Zehirli Dedikodu Çağı



-Zülfü Livaneli'nin son kitabı Serenad'dan bir pasaj. [Sayfa 81]

"Göreceksiniz. En geç on yıl içinde, yeni yetişenler, insanlığın ulaştığı araştırma ve düşünme düzeyinin gerisinde kalacaklar. Matbaadan önceki kitapsız dünyanın söylenti ve dedikodu özellikleri geri dönecek."

Oldukça futuristik bir söylem olduğu kesin.

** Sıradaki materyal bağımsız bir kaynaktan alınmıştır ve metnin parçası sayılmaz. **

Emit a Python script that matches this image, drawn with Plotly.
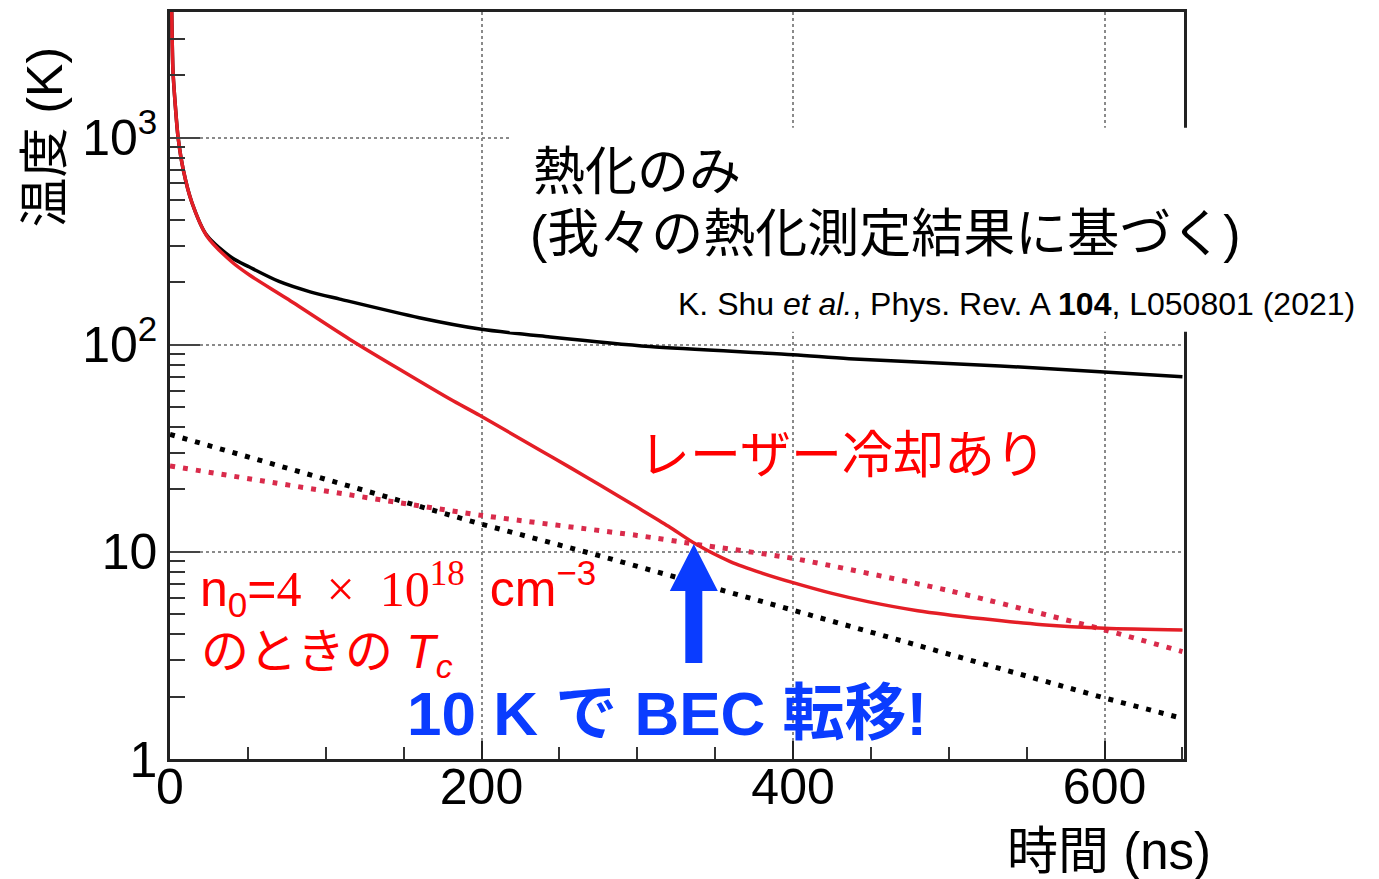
import plotly.graph_objects as go

# Time axis (ns) and temperatures (K) for each curve
t_thermal = [0.3, 1.1, 1.9, 3.5, 5.2, 8.5, 14, 23.5, 40, 51, 70, 90, 109, 160, 199, 244, 308, 400, 436, 533, 597, 650]
T_thermal = [9000, 4000, 2100, 1400, 1000, 700, 487, 338, 262, 237, 202, 180, 166, 135, 119, 109, 98, 89.5, 85.5, 79, 74, 70]

t_laser = [0.3, 1.1, 1.9, 3.5, 5.2, 8.5, 14, 23.5, 40, 51, 75, 115.5, 150, 180, 199, 239, 257, 276, 300, 320, 337.6,
           360, 380, 400, 425, 448, 480, 522, 560, 600, 650]
T_laser = [9000, 4000, 2100, 1400, 1000, 700, 487, 336, 250, 217, 167, 106, 74, 54.5, 45.5, 30.5, 25.5, 21, 16.4, 13.3, 10.9,
           8.95, 7.9, 7.1, 6.3, 5.75, 5.2, 4.75, 4.45, 4.28, 4.2]

t_tc_red = [0, 61, 200, 300, 337, 400, 500, 600, 650]
T_tc_red = [26, 21.9, 15.0, 12.0, 10.9, 9.3, 6.5, 4.2, 3.3]

t_tc_black = [0, 200, 276, 400, 600, 650]
T_tc_black = [36.9, 13.6, 9.57, 5.2, 1.97, 1.57]

# BEC transition point marked by the arrow
t_bec = 336.3
T_bec = 10.9

x_ticks = [0, 200, 400, 600]
x_minor = [50, 100, 150, 250, 300, 350, 450, 500, 550, 650]
y_ticks = [1, 10, 100, 1000]
y_ticktext = ["1", "10", "10<sup>2</sup>", "10<sup>3</sup>"]
y_minor = [m * 10 ** e for e in range(0, 4) for m in range(2, 10) if m * 10 ** e < 4100]

RED = "#E41E26"
RED_DOT = "#D92B4B"
BLUE = "#0A3CFF"
NUM_FONT = "Liberation Sans Narrow, Liberation Sans, Arial, sans-serif"
JP_FONT = "Liberation Sans, Noto Sans CJK JP, sans-serif"

fig = go.Figure()

fig.add_trace(go.Scatter(x=t_tc_black, y=T_tc_black, mode="lines",
                         line=dict(color="black", width=5, dash="5px,8px")))
fig.add_trace(go.Scatter(x=t_tc_red, y=T_tc_red, mode="lines",
                         line=dict(color=RED_DOT, width=5, dash="5px,8px", shape="spline", smoothing=0.6)))
fig.add_trace(go.Scatter(x=t_thermal, y=T_thermal, mode="lines",
                         line=dict(color="black", width=3.5, shape="spline", smoothing=0.8)))
fig.add_trace(go.Scatter(x=t_laser, y=T_laser, mode="lines",
                         line=dict(color=RED, width=3.5, shape="spline", smoothing=0.8)))

fig.update_layout(
    width=1379, height=879, autosize=False,
    margin=dict(l=170, r=195, t=9, b=120),
    paper_bgcolor="white", plot_bgcolor="white",
    showlegend=False,
)

fig.update_xaxes(
    range=[0, 651],
    tickmode="array", tickvals=x_ticks,
    ticks="inside", ticklen=18, tickwidth=2, tickcolor="#222",
    ticklabelstandoff=-18,
    showline=True, linecolor="#222", linewidth=2.5, mirror=True,
    showgrid=True, gridcolor="#8a8a8a", griddash="dot", gridwidth=1.5,
    zeroline=False,
    tickfont=dict(family=NUM_FONT, size=50, color="black"),
    minor=dict(tickmode="array", tickvals=x_minor, ticks="inside", ticklen=12,
               tickwidth=1.5, tickcolor="#333", showgrid=False),
)

fig.update_yaxes(
    type="log", range=[0, 3.606],
    tickmode="array", tickvals=y_ticks, ticktext=y_ticktext,
    ticks="inside", ticklen=30, tickwidth=2, tickcolor="#444",
    showline=True, linecolor="#222", linewidth=2.5, mirror=True,
    showgrid=True, gridcolor="#8a8a8a", griddash="dot", gridwidth=1.5,
    zeroline=False,
    tickfont=dict(family=NUM_FONT, size=50, color="black"),
    minor=dict(tickmode="array", tickvals=y_minor, ticks="inside", ticklen=15,
               tickwidth=1.5, tickcolor="#333", showgrid=False),
)

# White panel behind the caption text
fig.add_shape(type="rect", xref="paper", yref="paper",
              x0=0.335, x1=1.2, y0=0.572, y1=0.845,
              fillcolor="white", line=dict(width=0), layer="above")

# Blue arrow pointing at the transition point
fig.add_shape(type="path", xref="x", yref="y",
              xsizemode="pixel", ysizemode="pixel",
              xanchor=t_bec, yanchor=T_bec,
              path="M 0 0 L 24 -47 L 8.5 -47 L 8.5 -119 L -8.5 -119 L -8.5 -47 L -24 -47 Z",
              fillcolor=BLUE, line=dict(width=0), layer="above")

def px(x):
    return (x - 170) / 1014

def py(y):
    return (759 - y) / 750

SERIF = "font-family:Liberation Serif, DejaVu Serif, serif"
EN = "\u2002"

annotations = [
    dict(text="熱化のみ", x=px(531), y=py(170), xanchor="left", yanchor="middle",
         font=dict(family=JP_FONT, size=52, color="black")),
    dict(text="(我々の熱化測定結果に基づく)", x=px(528), y=py(232), xanchor="left", yanchor="middle",
         font=dict(family=JP_FONT, size=52, color="black")),
    dict(text="K. Shu <i>et al.</i>, Phys. Rev. A <b>104</b>, L050801 (2021)",
         x=px(1357), y=py(302), xanchor="right", yanchor="middle",
         font=dict(family=NUM_FONT, size=32, color="black")),
    dict(text="レーザー冷却あり", x=px(637), y=py(450), xanchor="left", yanchor="middle",
         font=dict(family="Noto Sans CJK JP", size=51, color="#FF0000")),
    dict(text=f"n<sub>0</sub>=<span style='{SERIF}'>4{EN}×{EN}10<sup>18</sup></span>{EN}cm<sup>−3</sup>",
         x=px(198), y=py(588), xanchor="left", yanchor="middle",
         font=dict(family="Liberation Sans, sans-serif", size=50, color="#FF0000")),
    dict(text="のときの <i>T</i><sub><i>c</i></sub>", x=px(199), y=py(655), xanchor="left", yanchor="middle",
         font=dict(family=JP_FONT, size=48, color="#FF0000")),
    dict(text="<b>10 K で BEC 転移!</b>", x=px(667), y=py(713), xanchor="center", yanchor="middle",
         font=dict(family="Liberation Sans, Noto Sans CJK JP, sans-serif", size=62, color=BLUE)),
    dict(text="温度 (K)", x=px(45), y=py(135), xanchor="center", yanchor="middle", textangle=-90,
         font=dict(family=JP_FONT, size=50, color="black")),
    dict(text="時間 (ns)", x=px(1213), y=py(852), xanchor="right", yanchor="middle",
         font=dict(family=JP_FONT, size=51, color="black")),
]
for a in annotations:
    fig.add_annotation(xref="paper", yref="paper", showarrow=False, **a)

fig.write_html("out.html")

Ancak üzerinde etraflıca düşünülmesi gereken bir fikir olduğu da su götürmez.

Çağın modern arama/tarama gereçleri.
Başta internet ve arama motorları.
Kitaplar, kütüphaneler.

Evrensel kaynaklar yakınsama dönemini aşmış, bilgi artık avuç içine kaymış.
Yıl 2012.
Çocukluğumuzun futurist filmlerinden "Geleceğe Dönüş" deki o gelecek tarihi bile geçtik.




Hal böyleyken; yazıya konu söylem hiç de haksız sayılmaz.

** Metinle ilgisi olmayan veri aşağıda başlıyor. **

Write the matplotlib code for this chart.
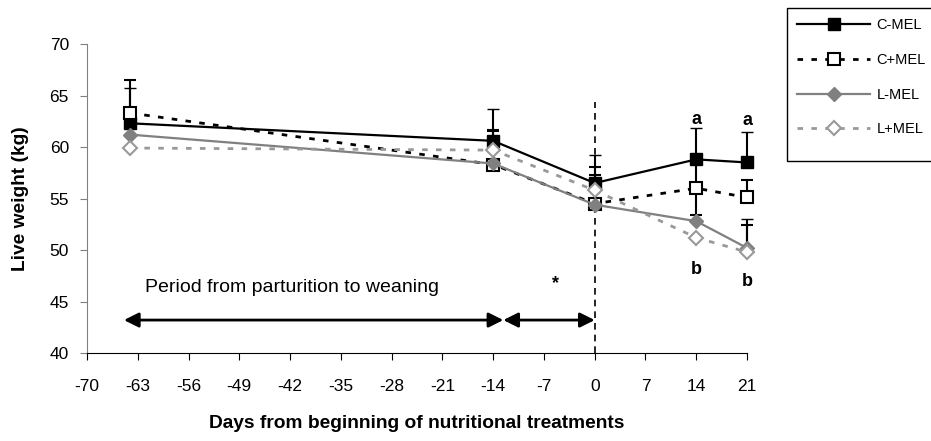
import matplotlib.pyplot as plt
from matplotlib.lines import Line2D
from matplotlib.patches import Rectangle

plt.rcParams['font.family'] = ['Liberation Sans', 'DejaVu Sans']
plt.rcParams['axes.unicode_minus'] = False

# sampling days relative to start of nutritional treatments
days = [-64, -14, 0, 14, 21]

c_mel = [62.3, 60.6, 56.5, 58.8, 58.5]
c_plus = [63.3, 58.3, 54.5, 56.0, 55.1]
l_mel = [61.2, 58.4, 54.4, 52.8, 50.2]
l_plus = [59.9, 59.7, 55.8, 51.2, 49.8]

# standard errors (upper bar; lower only where shown)
c_mel_up = [3.4, 3.1, 2.7, 3.0, 3.0]
c_plus_up = [3.2, 3.3, 3.6, 2.6, 1.7]
c_plus_lo = [0, 0, 0, 2.6, 0]
l_mel_up = [0, 0, 0, 0, 2.8]
l_plus_up = [0, 2.0, 1.5, 0, 2.6]

fig = plt.figure(figsize=(9.31, 4.41), dpi=100)
ax = fig.add_axes([0.0934, 0.1995, 0.709, 0.7007])

ebkw = dict(ecolor='black', elinewidth=1.5, capsize=4.5, capthick=1.5)

styles = [
    dict(color='black', ls='-', lw=1.6, marker='s', ms=9, mfc='black', mec='black', mew=1),
    dict(color='black', ls=(0, (2, 3)), lw=2, marker='s', ms=9, mfc='white', mec='black', mew=1.5),
    dict(color='#808080', ls='-', lw=1.6, marker='D', ms=7, mfc='#808080', mec='#808080', mew=1),
    dict(color='#999999', ls=(0, (2, 3)), lw=2, marker='D', ms=7, mfc='white', mec='#999999', mew=1.5),
]
series = [c_mel, c_plus, l_mel, l_plus]
errs = [[[0] * 5, c_mel_up], [c_plus_lo, c_plus_up],
        [[0] * 5, l_mel_up], [[0] * 5, l_plus_up]]
names = ['C-MEL', 'C+MEL', 'L-MEL', 'L+MEL']

for vals, err, st in zip(series, errs, styles):
    eb = ax.errorbar(days, vals, yerr=err, **st, **ebkw)
    line, caps, bars = eb.lines
    for art in [line, *caps, *bars]:
        art.set_clip_on(False)

# start of treatment
ax.plot([0, 0], [40, 64.4], color='black', ls=(0, (4, 3)), lw=1.2, zorder=1)

# period arrows
arrow = dict(arrowstyle='<|-|>', color='black', lw=2, mutation_scale=22,
             shrinkA=0, shrinkB=0)
ax.annotate('', xy=(-64.9, 43.2), xytext=(-12.6, 43.2), arrowprops=arrow)
ax.annotate('', xy=(-12.6, 43.2), xytext=(0, 43.2), arrowprops=arrow)
ax.text(-41.8, 46.4, 'Period from parturition to weaning', ha='center',
        va='center', fontsize=14)
ax.text(-5.4, 46.7, '*', ha='center', va='center', fontsize=13, fontweight='bold')

for x, y in [(14, 62.7), (21, 62.6)]:
    ax.text(x, y, 'a', ha='center', va='center', fontsize=13, fontweight='bold')
for x, y in [(14, 48.1), (21, 46.9)]:
    ax.text(x, y, 'b', ha='center', va='center', fontsize=13, fontweight='bold')

ax.set_xlim(-70, 21)
ax.set_ylim(40, 70)
ax.set_xticks(range(-70, 22, 7))
ax.set_yticks(range(40, 71, 5))
ax.tick_params(direction='out', length=5, labelsize=12.5, pad=8)
ax.tick_params(axis='x', pad=14)
ax.spines['top'].set_visible(False)
ax.spines['right'].set_visible(False)
ax.spines['left'].set_color('#808080')
ax.tick_params(axis='y', color='#808080')

ax.set_xlabel('Days from beginning of nutritional treatments', fontsize=13.8,
              fontweight='bold', labelpad=15)
ax.set_ylabel('Live weight (kg)', fontsize=13.8, fontweight='bold', labelpad=15)

# legend box sits at the top right, running off the edge
fig.patches.append(Rectangle((787 / 931, 1 - 161 / 441), 150 / 931, 153 / 441,
                             transform=fig.transFigure, fill=False,
                             edgecolor='black', lw=1))
handles = [Line2D([], [], **st) for st in styles]
leg = fig.legend(handles, names, loc='upper left',
                 bbox_to_anchor=(787 / 931, 1 - 8 / 441), fontsize=10.5,
                 handlelength=5.0, labelspacing=1.42, borderpad=0.7,
                 borderaxespad=0, handletextpad=0.45, frameon=False)

fig.savefig('out.png', dpi=100)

Sosyal medya [Özellikle Twitter ve Facebook] hayatımıza girdi gireli, -bilhassa Türkiye'de- gündemi, dahası bilgiyi tabletlerle almaya başladık.

Hap gibi.

Bilginin yayılma hızı, gerçekliğinin önünde gidiyor artık.
Ve "Şeytan" bunun farkında, gerile gerile suistimal ediyor.

Bilgi; gerçekliği sorgulanmadan, sindirilmeden/hazmedilmeden dimağlarımıza kök salıyor.

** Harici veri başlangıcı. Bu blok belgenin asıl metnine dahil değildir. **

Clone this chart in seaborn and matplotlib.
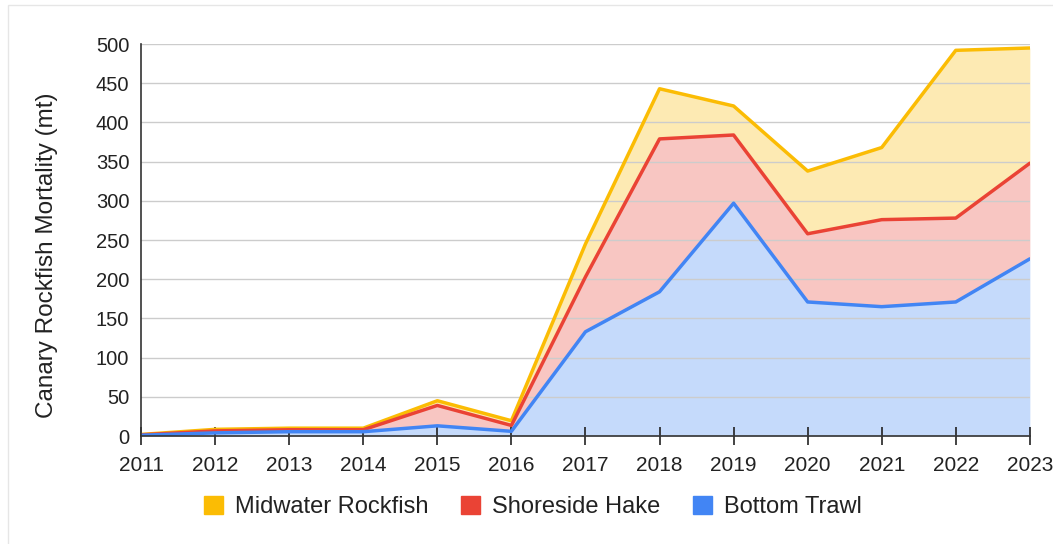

Bilinçaltımız, gelecekte belki de bertaraf edemeyeceğimiz bir zehirlenmeye maruz kalıyor.

Oysa bugünün anlatageldiğim imkanları; insanlığın gelişimi için tarifsiz olanaklar sunuyor.

İyinin, kötü kadar satmadığı bir dünyada/coğrafyada; elbette Şeytan, fırsattan istifade ederek bu olanakları silaha dönüştürüp, insanlığa doğrultuyor.

Acı.
Ama biçare değiliz.

Bireysel sorumlulukların alındığı, yeni doğanların bu zehire karşı korunduğu bir dünyada, iyi ve iyiler hala kazanabilir.

İnsanlık 3-0 geride belki ama, sırtında "Çubuklu forma" var.